** Start EXERCISE DATA **

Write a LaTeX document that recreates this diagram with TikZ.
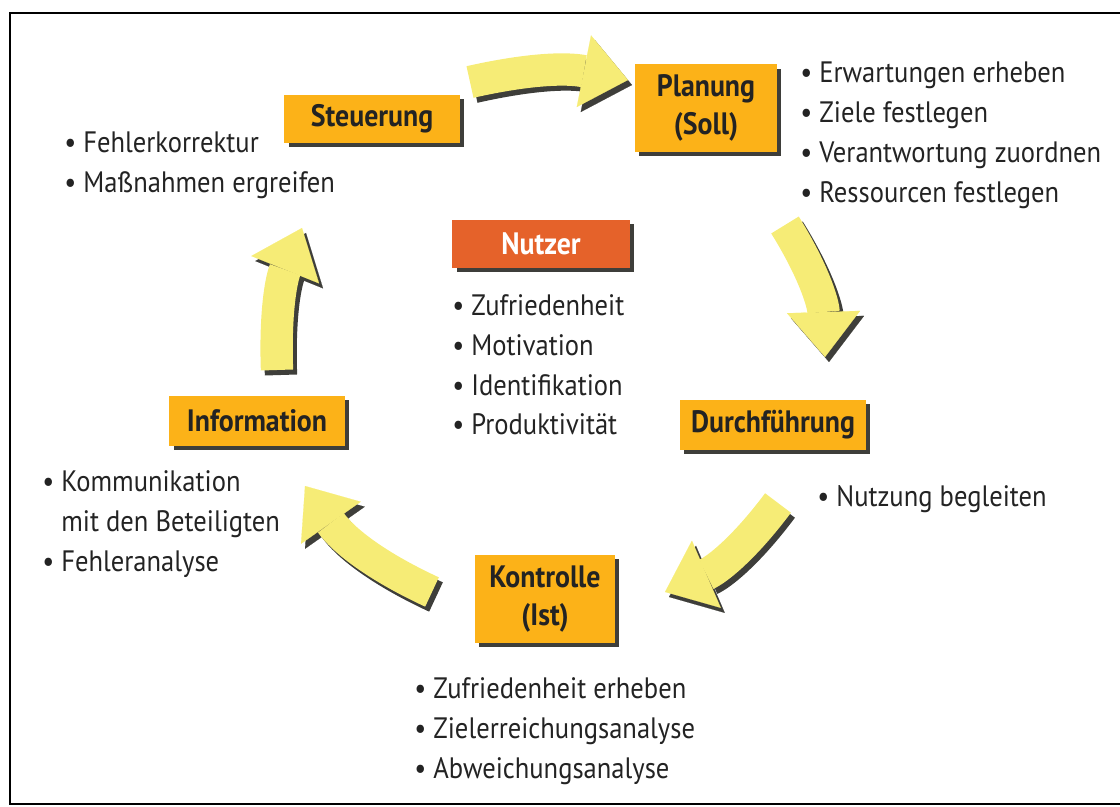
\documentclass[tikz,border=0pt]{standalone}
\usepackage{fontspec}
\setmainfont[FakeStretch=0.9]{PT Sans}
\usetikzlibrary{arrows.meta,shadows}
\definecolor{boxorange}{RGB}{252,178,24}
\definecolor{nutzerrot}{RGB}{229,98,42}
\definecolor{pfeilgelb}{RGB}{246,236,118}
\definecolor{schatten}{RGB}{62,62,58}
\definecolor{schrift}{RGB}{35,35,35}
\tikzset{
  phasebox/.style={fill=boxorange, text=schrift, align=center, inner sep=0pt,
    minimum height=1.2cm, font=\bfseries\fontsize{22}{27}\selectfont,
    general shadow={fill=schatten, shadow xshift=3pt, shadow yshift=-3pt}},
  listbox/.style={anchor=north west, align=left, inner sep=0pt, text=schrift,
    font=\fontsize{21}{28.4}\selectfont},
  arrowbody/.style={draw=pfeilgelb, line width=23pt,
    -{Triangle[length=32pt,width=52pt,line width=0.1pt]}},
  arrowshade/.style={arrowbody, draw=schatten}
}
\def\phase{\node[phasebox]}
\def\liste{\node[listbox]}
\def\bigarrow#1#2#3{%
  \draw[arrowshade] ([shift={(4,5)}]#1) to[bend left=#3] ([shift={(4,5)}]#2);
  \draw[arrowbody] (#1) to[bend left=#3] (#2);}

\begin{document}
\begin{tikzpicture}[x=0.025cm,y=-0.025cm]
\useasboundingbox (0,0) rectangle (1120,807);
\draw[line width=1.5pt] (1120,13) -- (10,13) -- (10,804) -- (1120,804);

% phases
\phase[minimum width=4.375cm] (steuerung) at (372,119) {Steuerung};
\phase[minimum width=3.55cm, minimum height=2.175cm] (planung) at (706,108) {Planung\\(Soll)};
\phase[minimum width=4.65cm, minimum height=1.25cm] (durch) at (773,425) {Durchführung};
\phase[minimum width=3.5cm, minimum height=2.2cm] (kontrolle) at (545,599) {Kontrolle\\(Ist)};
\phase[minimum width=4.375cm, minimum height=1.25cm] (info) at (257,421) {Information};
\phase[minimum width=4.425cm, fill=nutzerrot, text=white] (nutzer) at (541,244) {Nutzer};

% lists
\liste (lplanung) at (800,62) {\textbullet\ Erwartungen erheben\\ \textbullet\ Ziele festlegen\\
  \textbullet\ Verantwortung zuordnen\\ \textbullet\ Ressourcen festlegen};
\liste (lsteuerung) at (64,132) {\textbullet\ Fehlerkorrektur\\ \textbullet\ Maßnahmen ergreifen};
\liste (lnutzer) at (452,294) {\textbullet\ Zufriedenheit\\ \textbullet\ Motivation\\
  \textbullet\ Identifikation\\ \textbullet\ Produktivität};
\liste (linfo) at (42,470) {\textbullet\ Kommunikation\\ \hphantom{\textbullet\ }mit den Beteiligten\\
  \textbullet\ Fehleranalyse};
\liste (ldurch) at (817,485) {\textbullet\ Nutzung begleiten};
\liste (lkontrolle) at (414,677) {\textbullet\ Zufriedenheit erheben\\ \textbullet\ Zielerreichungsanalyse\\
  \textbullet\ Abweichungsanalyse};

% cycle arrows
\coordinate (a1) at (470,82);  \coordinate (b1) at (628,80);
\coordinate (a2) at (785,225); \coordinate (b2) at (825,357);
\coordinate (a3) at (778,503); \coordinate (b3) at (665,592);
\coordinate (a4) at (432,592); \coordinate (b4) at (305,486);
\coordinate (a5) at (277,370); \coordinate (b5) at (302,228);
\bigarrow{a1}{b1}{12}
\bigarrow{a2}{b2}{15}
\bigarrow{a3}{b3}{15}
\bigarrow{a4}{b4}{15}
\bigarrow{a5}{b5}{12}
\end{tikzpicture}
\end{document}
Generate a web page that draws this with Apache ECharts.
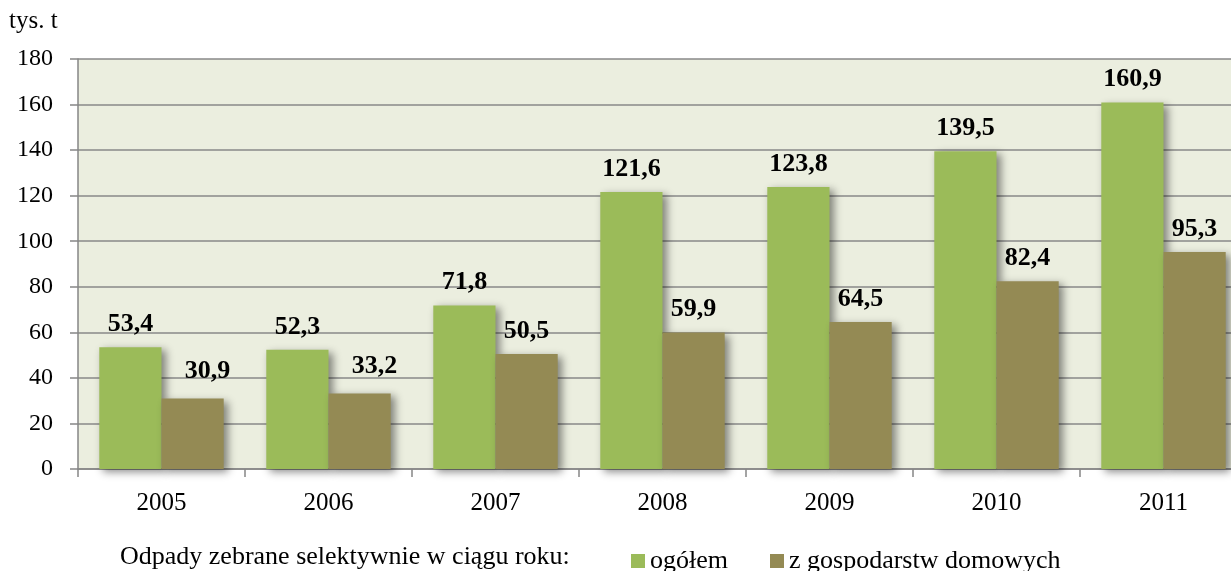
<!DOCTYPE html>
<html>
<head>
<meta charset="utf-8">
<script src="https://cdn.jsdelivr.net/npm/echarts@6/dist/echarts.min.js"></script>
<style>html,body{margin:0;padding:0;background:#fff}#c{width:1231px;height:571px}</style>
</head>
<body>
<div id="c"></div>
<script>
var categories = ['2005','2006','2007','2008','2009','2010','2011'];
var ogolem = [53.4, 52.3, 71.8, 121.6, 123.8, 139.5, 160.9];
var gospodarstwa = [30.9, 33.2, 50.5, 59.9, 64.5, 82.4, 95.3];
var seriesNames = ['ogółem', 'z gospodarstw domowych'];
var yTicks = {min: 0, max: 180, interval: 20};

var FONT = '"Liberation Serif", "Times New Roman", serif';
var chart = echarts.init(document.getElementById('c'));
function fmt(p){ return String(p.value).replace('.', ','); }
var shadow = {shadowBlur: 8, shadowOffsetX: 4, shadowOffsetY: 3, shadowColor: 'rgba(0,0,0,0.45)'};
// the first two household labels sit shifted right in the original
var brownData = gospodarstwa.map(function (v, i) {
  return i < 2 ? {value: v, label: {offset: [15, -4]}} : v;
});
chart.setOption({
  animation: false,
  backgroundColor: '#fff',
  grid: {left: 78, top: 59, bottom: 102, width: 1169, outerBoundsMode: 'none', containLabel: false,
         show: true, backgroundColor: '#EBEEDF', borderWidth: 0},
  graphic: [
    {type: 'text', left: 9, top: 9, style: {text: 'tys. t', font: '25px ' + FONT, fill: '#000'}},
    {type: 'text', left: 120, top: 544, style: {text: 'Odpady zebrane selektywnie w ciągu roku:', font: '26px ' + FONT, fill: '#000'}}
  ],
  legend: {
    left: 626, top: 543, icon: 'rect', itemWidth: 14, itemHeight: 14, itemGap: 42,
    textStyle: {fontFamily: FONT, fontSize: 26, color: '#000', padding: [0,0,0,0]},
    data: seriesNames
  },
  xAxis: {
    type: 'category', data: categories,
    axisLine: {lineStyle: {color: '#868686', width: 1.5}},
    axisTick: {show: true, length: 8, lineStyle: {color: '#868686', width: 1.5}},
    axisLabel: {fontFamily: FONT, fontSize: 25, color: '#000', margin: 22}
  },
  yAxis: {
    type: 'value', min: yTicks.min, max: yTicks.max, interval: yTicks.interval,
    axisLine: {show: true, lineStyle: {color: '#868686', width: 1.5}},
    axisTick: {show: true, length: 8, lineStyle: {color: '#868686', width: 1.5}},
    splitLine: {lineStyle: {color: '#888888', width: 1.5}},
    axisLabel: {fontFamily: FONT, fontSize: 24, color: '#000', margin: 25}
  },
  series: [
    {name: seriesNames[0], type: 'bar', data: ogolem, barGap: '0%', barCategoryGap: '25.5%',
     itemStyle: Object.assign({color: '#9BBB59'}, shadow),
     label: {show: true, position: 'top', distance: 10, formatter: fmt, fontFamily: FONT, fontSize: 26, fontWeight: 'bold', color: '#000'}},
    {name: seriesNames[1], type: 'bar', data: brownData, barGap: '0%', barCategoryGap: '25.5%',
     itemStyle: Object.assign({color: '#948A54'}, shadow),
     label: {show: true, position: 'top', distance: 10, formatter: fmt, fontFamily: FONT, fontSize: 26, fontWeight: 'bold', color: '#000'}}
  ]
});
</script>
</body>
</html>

** End EXERCISE DATA **
** Start EXERCISE DATA **

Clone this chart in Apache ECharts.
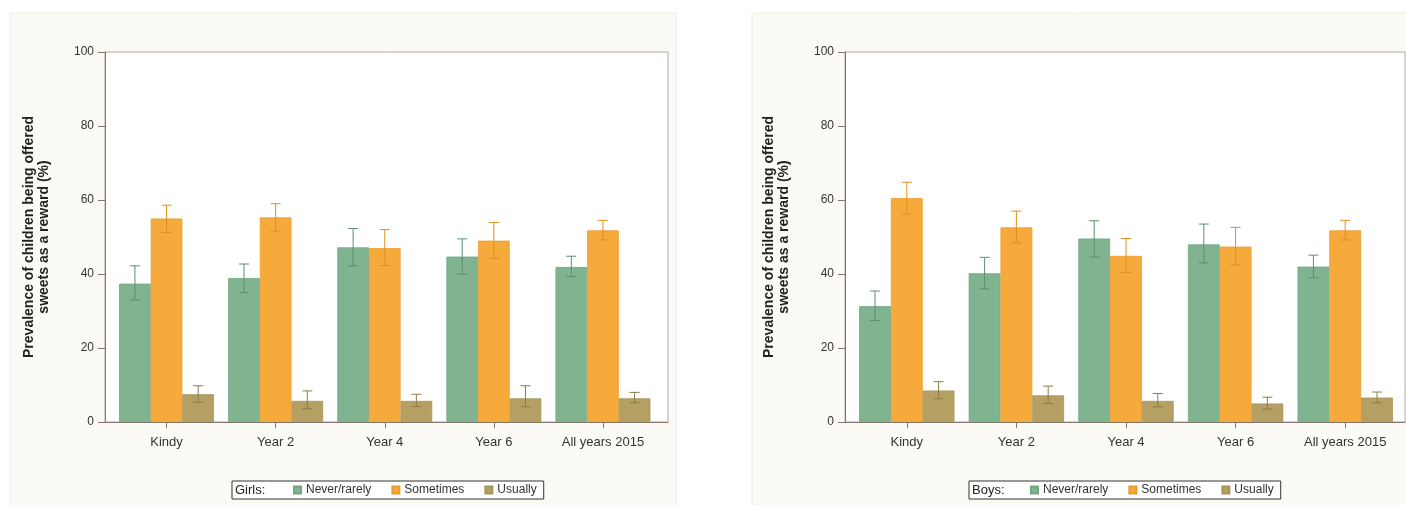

** End EXERCISE DATA **

WORK INSTRUCTIONS :: In the listing above, find the line containing "Write a LaTeX" and the line containing "width=4.425cm, fill=nutzerrot, text=white]", then output those two lines and everything between them exactly as written, without the images.

FULL SOLUTION ::
Write a LaTeX document that recreates this diagram with TikZ.
\documentclass[tikz,border=0pt]{standalone}
\usepackage{fontspec}
\setmainfont[FakeStretch=0.9]{PT Sans}
\usetikzlibrary{arrows.meta,shadows}
\definecolor{boxorange}{RGB}{252,178,24}
\definecolor{nutzerrot}{RGB}{229,98,42}
\definecolor{pfeilgelb}{RGB}{246,236,118}
\definecolor{schatten}{RGB}{62,62,58}
\definecolor{schrift}{RGB}{35,35,35}
\tikzset{
  phasebox/.style={fill=boxorange, text=schrift, align=center, inner sep=0pt,
    minimum height=1.2cm, font=\bfseries\fontsize{22}{27}\selectfont,
    general shadow={fill=schatten, shadow xshift=3pt, shadow yshift=-3pt}},
  listbox/.style={anchor=north west, align=left, inner sep=0pt, text=schrift,
    font=\fontsize{21}{28.4}\selectfont},
  arrowbody/.style={draw=pfeilgelb, line width=23pt,
    -{Triangle[length=32pt,width=52pt,line width=0.1pt]}},
  arrowshade/.style={arrowbody, draw=schatten}
}
\def\phase{\node[phasebox]}
\def\liste{\node[listbox]}
\def\bigarrow#1#2#3{%
  \draw[arrowshade] ([shift={(4,5)}]#1) to[bend left=#3] ([shift={(4,5)}]#2);
  \draw[arrowbody] (#1) to[bend left=#3] (#2);}

\begin{document}
\begin{tikzpicture}[x=0.025cm,y=-0.025cm]
\useasboundingbox (0,0) rectangle (1120,807);
\draw[line width=1.5pt] (1120,13) -- (10,13) -- (10,804) -- (1120,804);

% phases
\phase[minimum width=4.375cm] (steuerung) at (372,119) {Steuerung};
\phase[minimum width=3.55cm, minimum height=2.175cm] (planung) at (706,108) {Planung\\(Soll)};
\phase[minimum width=4.65cm, minimum height=1.25cm] (durch) at (773,425) {Durchführung};
\phase[minimum width=3.5cm, minimum height=2.2cm] (kontrolle) at (545,599) {Kontrolle\\(Ist)};
\phase[minimum width=4.375cm, minimum height=1.25cm] (info) at (257,421) {Information};
\phase[minimum width=4.425cm, fill=nutzerrot, text=white] (nutzer) at (541,244) {Nutzer};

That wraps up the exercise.